Prime Minister Silvio Berlusconi is refusing to admit defeat in last week's Italian election despite a court ruling in favour of his opponents.
Mr Berlusconi has yet to comment on the court ruling
The Supreme Court has confirmed a narrow win for the centre-left opposition led by Romano Prodi.
But after a meeting with his advisers, Mr Berlusconi let it be known he was considering a further legal challenge.
His economy minister, Giulio Tremonti, told Italian TV that some "anomalies" were yet to be cleared up.
The national co-ordinator of Mr Berlusconi's Forza Italia party, Sandro Bondi, said the court should widen its review to include "irregularities" in overseas voting.
No phone call
On Wednesday, the Supreme Court ruled that Mr Prodi had won the lower house by a margin of some 24,000 votes - a similar margin to the one previously announced.
The court had reviewed 2,100 ballots not immediately included in the overall count, as the voting intentions were not clear.
A review of another 3,100 disputed ballots in the Senate was still under way, but was not expected to affect Mr Prodi's slim Senate victory.
After the ruling, Mr Prodi said there were "no further doubts about our victory".
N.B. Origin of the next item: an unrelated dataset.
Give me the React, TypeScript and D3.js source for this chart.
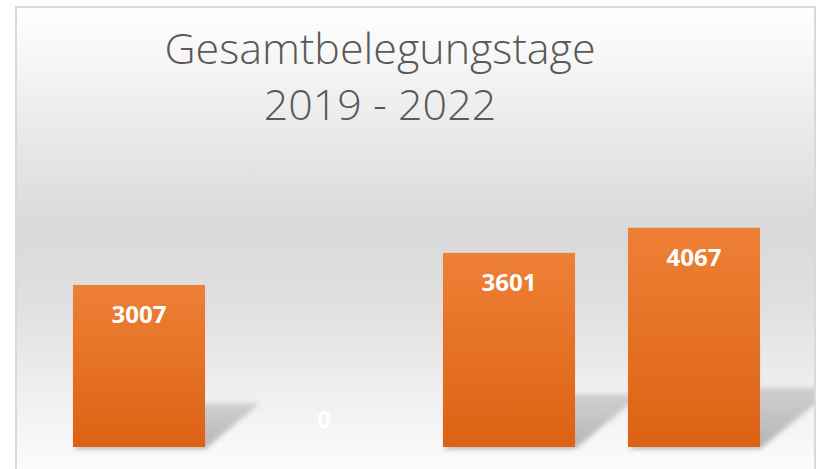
import React from "react";
import * as d3 from "d3";

const years = ["2019", "2020", "2021", "2022"];
const belegungstage = [3007, 0, 3601, 4067];
const titleLines = ["Gesamtbelegungstage", "2019 - 2022"];

const W = 817;
const H = 469;

export default function App() {
  // plot area
  const x = d3.scaleBand<string>()
    .domain(years)
    .range([46.5, 786.5])
    .paddingInner(0.286)
    .paddingOuter(0.143);

  const y = d3.scaleLinear()
    .domain([0, 4500])
    .range([447, 447 - 0.0539 * 4500]);

  const base = y(0);

  return (
    <svg width={W} height={H} style={{ position: "absolute", left: 0, top: 0 }}
      fontFamily="'Open Sans', sans-serif">
      <defs>
        <linearGradient id="bg" x1="0" y1="0" x2="0" y2="1">
          <stop offset="0" stopColor="#ffffff" />
          <stop offset="0.46" stopColor="#d9d9d9" />
          <stop offset="0.62" stopColor="#e0e0e0" />
          <stop offset="1" stopColor="#ffffff" />
        </linearGradient>
        <linearGradient id="bar" x1="0" y1="0" x2="0" y2="1">
          <stop offset="0" stopColor="#ee8036" />
          <stop offset="1" stopColor="#dc6213" />
        </linearGradient>
        <linearGradient id="shade" x1="0" y1="1" x2="0" y2="0">
          <stop offset="0" stopColor="#a8a8a8" stopOpacity="0.85" />
          <stop offset="1" stopColor="#b8b8b8" stopOpacity="0.6" />
        </linearGradient>
        <filter id="blur" x="-20%" y="-20%" width="140%" height="140%">
          <feGaussianBlur stdDeviation="2.5" />
        </filter>
        <clipPath id="area">
          <rect x={17} y={8} width={797} height={H} />
        </clipPath>
      </defs>

      <rect x={0} y={0} width={W} height={H} fill="#ffffff" />
      <rect x={16} y={7} width={799} height={480} fill="url(#bg)"
        stroke="#d9d9d9" strokeWidth={2} />

      <g clipPath="url(#area)">
        {/* perspective shadows */}
        {years.map((yr, i) => {
          const v = belegungstage[i];
          if (!v) return null;
          const x0 = x(yr)!;
          const x1 = x0 + x.bandwidth();
          const h = base - y(v);
          const dx = 0.34 * h;
          const dy = 0.27 * h;
          const pts = [
            [x0, base + 2],
            [x1, base + 2],
            [x1 + dx, base - dy],
            [x0 + dx, base - dy],
          ];
          return (
            <polygon key={"s" + yr} points={pts.map(p => p.join(",")).join(" ")}
              fill="url(#shade)" filter="url(#blur)" />
          );
        })}

        {years.map((yr, i) => (
          <rect key={yr} x={x(yr)} y={y(belegungstage[i])}
            width={x.bandwidth()} height={base - y(belegungstage[i])}
            fill="url(#bar)" />
        ))}

        {years.map((yr, i) => {
          const v = belegungstage[i];
          const ty = v ? y(v) + 38 : base - 19;
          return (
            <text key={"l" + yr} x={x(yr)! + x.bandwidth() / 2} y={ty}
              textAnchor="middle" fontSize={24} fontWeight={700} fill="#ffffff">
              {v}
            </text>
          );
        })}
      </g>

      {titleLines.map((t, i) => (
        <text key={t} x={380} y={64 + i * 56} textAnchor="middle"
          fontSize={43} fontWeight={300} fill="#595959">
          {t}
        </text>
      ))}
    </svg>
  );
}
"We will work to deserve the trust that our voters have shown us and to earn the trust of those who have legitimately decided to vote for the other coalition," the 66-year-old Mr Prodi said.
Asked if he had received a telephone call from Mr Berlusconi, Mr Prodi said: "I'm waiting."
Mr Berlusconi could mount a legal challenge in the days to come but he may find himself increasingly isolated by his coalition partners, analysts say.
However one of the parties in the centre-right coalition, the UDC party, has broken ranks and admitted defeat.
But some analysts believe Mr Berlusconi is simply trying to undermine Mr Prodi's government-in-waiting, hoping it will be short-lived - in effect, conducting the next election campaign.
The court ruling means Mr Prodi can work on forming a government but it cannot be sworn in until parliament picks a new president.
Under the constitution, the president must give the mandate to form a government, and the current head of state, Carlo Azeglio Ciampi, whose term ends in mid-May, has already said he will leave the task to his successor.
The new parliament is scheduled to convene on 28 April.